"This study provides new hope that one could make a nicotine vaccine that succeeds in clinical trials," said Kim Janda from The Scripps Research Institute (TSRI).
Nicotine vaccines train the body to see nicotine as a foreign invader. To prompt this immune response, scientists have tried attaching nicotine derivatives called haptens to a larger carrier protein used in other approved vaccines.
The body reacts to the vaccine by creating antibodies to bind specifically to nicotine molecules. When a person later uses tobacco, the anti-nicotine antibodies stop the nicotine molecules from entering the central nervous system and ever reaching the brain.

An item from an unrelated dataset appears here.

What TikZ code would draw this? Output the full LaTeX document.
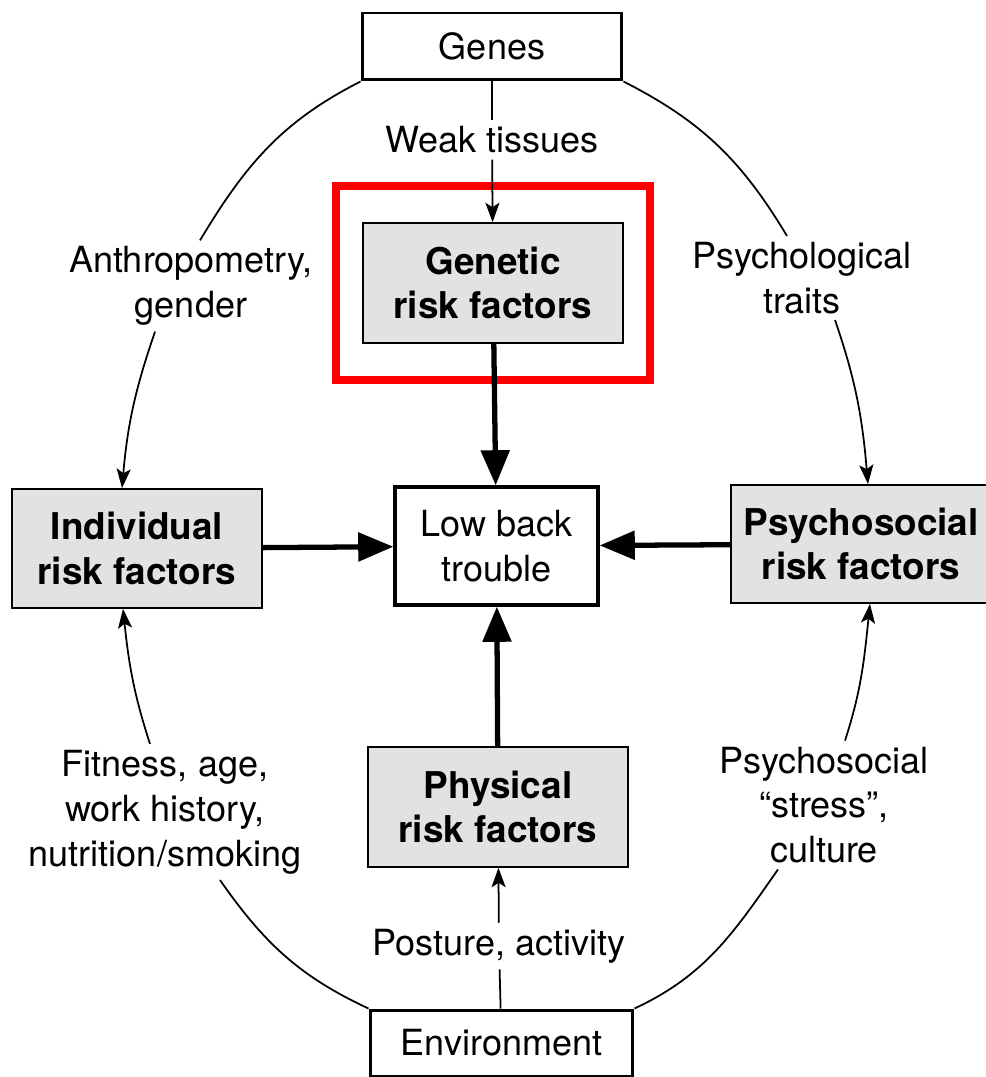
\documentclass[tikz,border=0pt]{standalone}
\usepackage{fontspec}
\setmainfont{TeX Gyre Heros}
\usetikzlibrary{arrows.meta,fit}
\definecolor{boxgray}{RGB}{226,226,226}
\begin{document}
\begin{tikzpicture}[x=0.02cm,y=0.02cm,
    txt/.style={font=\fontsize{20.5}{25.5}\selectfont,align=center},
    factor/.style={draw,line width=1pt,fill=boxgray,minimum width=5.2cm,minimum height=2.4cm,
        align=center,font=\bfseries\fontsize{21}{25.5}\selectfont},
    source/.style={txt,draw,line width=1.7pt,fill=white,minimum width=5.2cm,minimum height=1.34cm},
    rim/.style={line width=1pt},
    feed/.style={rim,-{Stealth[length=11pt,width=8pt,inset=2.5pt]}},
    push/.style={line width=3pt,-{Triangle[length=20pt,width=16pt]}}]
\useasboundingbox (0,0) rectangle (985,-1077);
% boxes
\node[source] (genes) at (492,-46.5) {Genes};
\node[factor] (genetic) at (493,-283) {Genetic\\risk factors};
\node[source,line width=1.9pt,minimum width=4.06cm,minimum height=2.36cm] (lowback) at (496.5,-546) {Low back\\trouble};
\node[factor,minimum width=5cm,minimum height=2.38cm] (individual) at (137,-548.5) {Individual\\risk factors};
\node[factor,minimum height=2.36cm] (psychosocial) at (861,-544) {Psychosocial\\risk factors};
\node[factor] (physical) at (498,-807) {Physical\\risk factors};
\node[source,minimum width=5.26cm,minimum height=1.32cm] (environment) at (501.5,-1043) {Environment};
\node[draw=red,line width=4.5pt,fit=(genetic),inner xsep=0.53cm,inner ysep=0.73cm] (highlight) {};
% labels
\node[txt] (weak) at (492,-140) {Weak tissues};
\node[txt] (posture) at (499,-946) {Posture, activity};
\node[txt] (anthro) at (191,-286) {Anthropometry,\\gender};
\node[txt] (traits) at (802,-278) {Psychological\\traits};
\node[txt] (fitness) at (165,-812) {Fitness, age,\\work history,\\nutrition/smoking};
\node[txt] (stress) at (824,-805) {Psychosocial\\“stress”,\\culture};
% straight feeds
\draw[rim] (genes) -- (weak);
\draw[feed] (weak) -- (genetic);
\draw[rim] (environment) -- (posture);
\draw[feed] (posture) -- (physical);
% outer ring
\draw[rim] (genes.south west) to[out=207,in=59] ([xshift=0.18cm]anthro.north);
\draw[feed] ([xshift=-0.72cm]anthro.south) to[out=251,in=85] ([xshift=-0.3cm]individual.north);
\draw[rim] (genes.south east) to[out=-27,in=121] ([xshift=-0.3cm]traits.north);
\draw[feed] ([xshift=0.66cm]traits.south) to[out=-71,in=95] ([xshift=0.14cm]psychosocial.north);
\draw[feed] ([xshift=-0.3cm]fitness.north) to[out=108,in=276] ([xshift=-0.28cm]individual.south);
\draw[rim] ([xshift=1.1cm]fitness.south) to[out=-55,in=155] (environment.north west);
\draw[feed] ([xshift=0.42cm]stress.north) to[out=72,in=264] ([xshift=0.18cm]psychosocial.south);
\draw[rim] ([xshift=-0.92cm]stress.south) to[out=235,in=25] (environment.north east);
% into low back trouble
\draw[push] (genetic) -- (lowback);
\draw[push] (individual) -- (lowback);
\draw[push] (psychosocial) -- (lowback);
\draw[push] (physical) -- (lowback);
\end{tikzpicture}
\end{document}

The problem with the previous nicotine vaccine, which only worked in 30 per cent of patients, was that it did not single out the most common form of nicotine for attack.
More From This Section
Nicotine has two forms that look like mirror images of each other - one is a "right-handed" version and one is a "left-handed" version. Even though 99 per cent of the nicotine found in tobacco is the left-handed version, the previous vaccine elicited antibodies against both.

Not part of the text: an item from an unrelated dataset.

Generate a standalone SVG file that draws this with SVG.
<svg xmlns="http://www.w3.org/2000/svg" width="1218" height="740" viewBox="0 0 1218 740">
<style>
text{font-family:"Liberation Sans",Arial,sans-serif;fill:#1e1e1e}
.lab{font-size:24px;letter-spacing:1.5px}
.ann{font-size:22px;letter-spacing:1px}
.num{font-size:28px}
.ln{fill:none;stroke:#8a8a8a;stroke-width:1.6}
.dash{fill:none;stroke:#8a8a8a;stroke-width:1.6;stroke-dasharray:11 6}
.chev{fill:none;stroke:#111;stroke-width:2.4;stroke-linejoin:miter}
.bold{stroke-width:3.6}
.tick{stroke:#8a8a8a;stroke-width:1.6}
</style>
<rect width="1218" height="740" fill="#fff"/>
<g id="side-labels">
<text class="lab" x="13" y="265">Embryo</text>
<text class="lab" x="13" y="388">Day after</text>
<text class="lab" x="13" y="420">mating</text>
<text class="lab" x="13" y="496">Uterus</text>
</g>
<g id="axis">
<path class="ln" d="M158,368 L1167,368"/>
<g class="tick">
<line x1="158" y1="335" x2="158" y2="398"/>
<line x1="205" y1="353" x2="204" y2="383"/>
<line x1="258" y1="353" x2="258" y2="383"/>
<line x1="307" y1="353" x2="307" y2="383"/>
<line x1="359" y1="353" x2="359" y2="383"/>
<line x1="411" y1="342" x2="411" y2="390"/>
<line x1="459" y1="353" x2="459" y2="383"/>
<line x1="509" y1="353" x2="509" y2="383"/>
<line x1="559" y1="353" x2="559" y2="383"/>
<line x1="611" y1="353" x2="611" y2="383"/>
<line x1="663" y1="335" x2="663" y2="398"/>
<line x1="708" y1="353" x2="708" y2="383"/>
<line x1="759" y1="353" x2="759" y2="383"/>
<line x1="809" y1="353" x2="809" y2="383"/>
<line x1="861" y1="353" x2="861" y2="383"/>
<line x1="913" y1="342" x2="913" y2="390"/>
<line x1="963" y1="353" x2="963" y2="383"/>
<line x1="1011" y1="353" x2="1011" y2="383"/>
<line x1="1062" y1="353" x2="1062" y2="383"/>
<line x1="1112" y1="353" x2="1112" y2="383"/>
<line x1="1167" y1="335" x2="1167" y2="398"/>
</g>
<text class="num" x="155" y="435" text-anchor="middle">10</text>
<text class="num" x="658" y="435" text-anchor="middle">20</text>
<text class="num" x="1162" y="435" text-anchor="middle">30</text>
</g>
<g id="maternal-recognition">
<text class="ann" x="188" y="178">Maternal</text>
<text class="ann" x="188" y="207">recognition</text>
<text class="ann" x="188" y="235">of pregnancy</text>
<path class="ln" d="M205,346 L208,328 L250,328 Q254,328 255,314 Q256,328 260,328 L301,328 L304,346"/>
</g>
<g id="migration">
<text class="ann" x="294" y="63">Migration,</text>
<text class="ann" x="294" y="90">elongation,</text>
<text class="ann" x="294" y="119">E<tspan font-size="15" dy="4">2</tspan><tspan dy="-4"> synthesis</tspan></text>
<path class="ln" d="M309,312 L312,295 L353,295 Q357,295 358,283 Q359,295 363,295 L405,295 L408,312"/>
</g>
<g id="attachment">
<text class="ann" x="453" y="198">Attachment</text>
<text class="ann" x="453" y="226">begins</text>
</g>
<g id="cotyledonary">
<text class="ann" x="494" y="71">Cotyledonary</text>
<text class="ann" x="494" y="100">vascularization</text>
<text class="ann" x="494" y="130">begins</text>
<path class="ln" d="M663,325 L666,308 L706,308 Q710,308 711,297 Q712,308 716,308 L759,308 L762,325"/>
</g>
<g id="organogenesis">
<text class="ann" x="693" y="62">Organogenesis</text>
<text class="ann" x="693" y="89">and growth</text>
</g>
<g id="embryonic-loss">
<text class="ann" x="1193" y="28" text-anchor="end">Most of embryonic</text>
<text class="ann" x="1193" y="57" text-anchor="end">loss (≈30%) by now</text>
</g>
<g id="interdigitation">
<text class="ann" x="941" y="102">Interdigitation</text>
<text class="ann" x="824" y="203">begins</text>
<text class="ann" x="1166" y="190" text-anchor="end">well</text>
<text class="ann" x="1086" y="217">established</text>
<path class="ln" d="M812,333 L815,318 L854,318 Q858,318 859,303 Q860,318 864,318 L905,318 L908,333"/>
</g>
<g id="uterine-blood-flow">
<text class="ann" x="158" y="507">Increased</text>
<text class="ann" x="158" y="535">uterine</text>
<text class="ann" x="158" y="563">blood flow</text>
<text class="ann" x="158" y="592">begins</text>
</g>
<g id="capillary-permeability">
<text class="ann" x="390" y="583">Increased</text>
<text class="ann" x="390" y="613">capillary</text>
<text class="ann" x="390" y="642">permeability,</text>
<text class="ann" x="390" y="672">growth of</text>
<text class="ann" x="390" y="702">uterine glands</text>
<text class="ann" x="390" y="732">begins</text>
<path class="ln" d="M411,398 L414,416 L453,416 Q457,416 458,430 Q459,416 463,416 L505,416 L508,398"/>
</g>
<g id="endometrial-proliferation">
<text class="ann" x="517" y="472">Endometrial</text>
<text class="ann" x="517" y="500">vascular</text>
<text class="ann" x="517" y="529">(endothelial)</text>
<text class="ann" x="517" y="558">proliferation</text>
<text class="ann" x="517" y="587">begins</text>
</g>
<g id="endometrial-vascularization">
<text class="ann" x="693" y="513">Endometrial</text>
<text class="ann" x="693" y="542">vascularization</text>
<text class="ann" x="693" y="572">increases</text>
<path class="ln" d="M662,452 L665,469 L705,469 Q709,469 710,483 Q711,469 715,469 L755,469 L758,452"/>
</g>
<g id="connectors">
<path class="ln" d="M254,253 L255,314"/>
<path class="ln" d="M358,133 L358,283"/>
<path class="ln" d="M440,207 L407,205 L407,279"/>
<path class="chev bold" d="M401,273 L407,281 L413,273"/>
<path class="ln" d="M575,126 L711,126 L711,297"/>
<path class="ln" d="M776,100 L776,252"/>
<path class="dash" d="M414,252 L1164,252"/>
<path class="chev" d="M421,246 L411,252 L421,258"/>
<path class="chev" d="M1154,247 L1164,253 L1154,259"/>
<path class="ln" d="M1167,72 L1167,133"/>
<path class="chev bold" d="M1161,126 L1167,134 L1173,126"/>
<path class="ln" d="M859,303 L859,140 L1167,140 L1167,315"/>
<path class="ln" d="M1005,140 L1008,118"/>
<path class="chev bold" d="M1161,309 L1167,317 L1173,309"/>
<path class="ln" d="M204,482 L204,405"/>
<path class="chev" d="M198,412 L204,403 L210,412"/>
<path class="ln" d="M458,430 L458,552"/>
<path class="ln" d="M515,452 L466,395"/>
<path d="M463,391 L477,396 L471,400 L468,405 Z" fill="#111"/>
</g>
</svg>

The researchers elicited a more robust antibody response by creating a vaccine from only left-handed nicotine haptens.
They prepared haptens as a 50-50 mixture and as pure right-handed or pure left-handed versions of nicotine, so they could use the two versions together or separately.
They tested both versions and the 50-50 mix in rat models, injecting the rats three times over 42 days.

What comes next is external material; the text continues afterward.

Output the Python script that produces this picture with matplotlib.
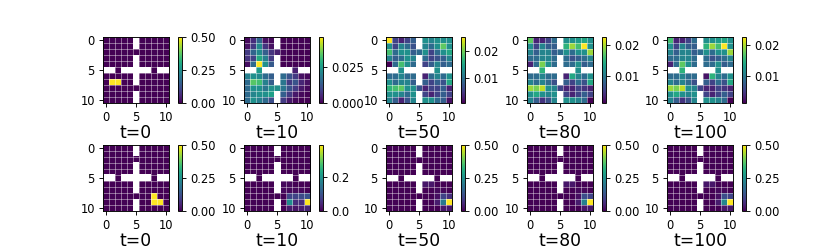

This series of "booster" shots gave the animals' immune systems a chance to create an effective number of antibodies to respond to nicotine.
The researchers analysed blood from the three experimental groups and found that the left-handed hapten elicited a much more effective immune response.
The 50-50 mix was only 60 per cent as effective as the pure left-handed version.
"This shows that future vaccines should target that left-handed version," said Jonathan Lockner, research associate in the Janda lab and first author of the new paper.
"There might even be more effective haptens out there," said Lockner.
The study was published in the Journal of Medicinal Chemistry.